According to a 2018 report on job-hopping by 58.com, a recruitment platform, 35.8 percent of young white-collar workers were considering changing their jobs, more than 70 percent were sending out resumes. In sectors where overtime work is common, like in computers, the Internet and telecom, job-hopping after one year or even less is as high as 33.3 percent.
To regulate the 996 work schedule, invisible coercion must be tackled. At the present stage of China's economic growth, hard work is necessary but this does not mean economic growth has to be at the cost of sacrificing workers' right to rest.
There must be a legal system to safeguard labors' legitimate rights and interests, particularly to deal with all kinds of invisible coercion to work overtime. Companies should regard their staff as assets instead of a burden. Particularly, they should get rid of the wrong belief that more and more overtime work will expand their profit margins. Workers should also learn to protect their own rights by resorting to legal aid and keep a balance between work and family life.
Jiang Meng (opinion.people.com.cn): The work is for 10 people, but the company employs only five. This will lead to a delay in delivering the goods. Then it becomes overtime work. While the staff is groaning under heavy pressure, employers make more profits.
There is a seemingly reasonable excuse for the 996 work schedule. Programmers are usually well-paid, so it seems they must work overtime to live up to their high salaries. However, this argument has no ground. They have high salaries because the emerging industry they are in has a high valuation. Also, programming is not an easy job and good programmers are extremely hard to find. Therefore, their high salary is not a gift from their bosses, but the result of market pricing. A high income should never be used as an excuse to violate workers' rights.
The so-called overtime work culture forces workers into a race. The logic is, when established enterprises are still working so hard, there are no excuses for startups to have a comfortable work schedule. When even talents are working hard, how can ordinary people slack off!
These arguments are a ploy to dismiss workers' legitimate rights under the pretext that it is the only way to success. China's economic growth momentum is turning to quality from quantity. High-quality and sustainable development depends on respect for talents and ordinary workers alike.
Ren Ran (China Youth Daily): The 996 schedule is in essence an overtime schedule, but many companies have labeled it a normal work timetable and made it part of their corporate culture. Those who accept this schedule are hailed as being passionate about their work, diligent and fighting for their dreams, while those who don't are denounced as slacking off. In this situation, people are unlikely to say no to such a work schedule.

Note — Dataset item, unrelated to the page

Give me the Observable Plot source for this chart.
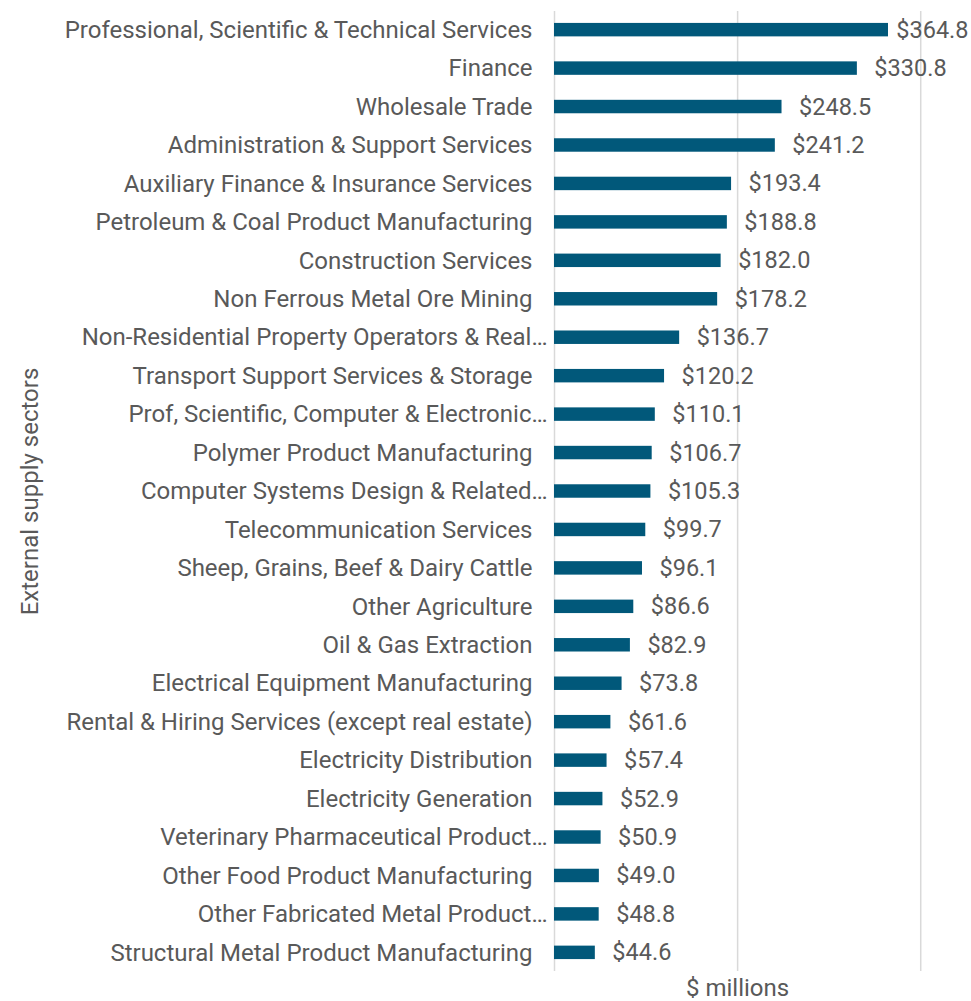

An apparently easy solution is that tired workers can go over to other companies or even other industries. But this solution doesn't safeguard workers' legitimate rights, and also turns a blind eye to the fact that today, the 996 schedule is not limited to Internet companies alone. We hope that the labor authorities and regulators will ensure protection of workers' rights.
According to a survey by the Chinese Academy of Social Sciences in 2017, the average leisure time enjoyed by the Chinese was 2.27 hours a day. In comparison, citizens in Western countries like the United States and Germany enjoyed five hours' leisure daily.
In China, the rate of depression among workers is rising. Young people do need to struggle and fight for a better life, but when more and more of them are as busy as a programed robot, it's not necessarily a good thing for them, their employers and society.
Reducing pressure on the young does not mean simply shortening their working hours. It is not the responsibility of a single company or industry to address the issue, either. It's time to figure out how to relieve workers of the huge pressure from a social and macro perspective. The rebounding of the 996 work schedule is sending out a warning call to Chinese society.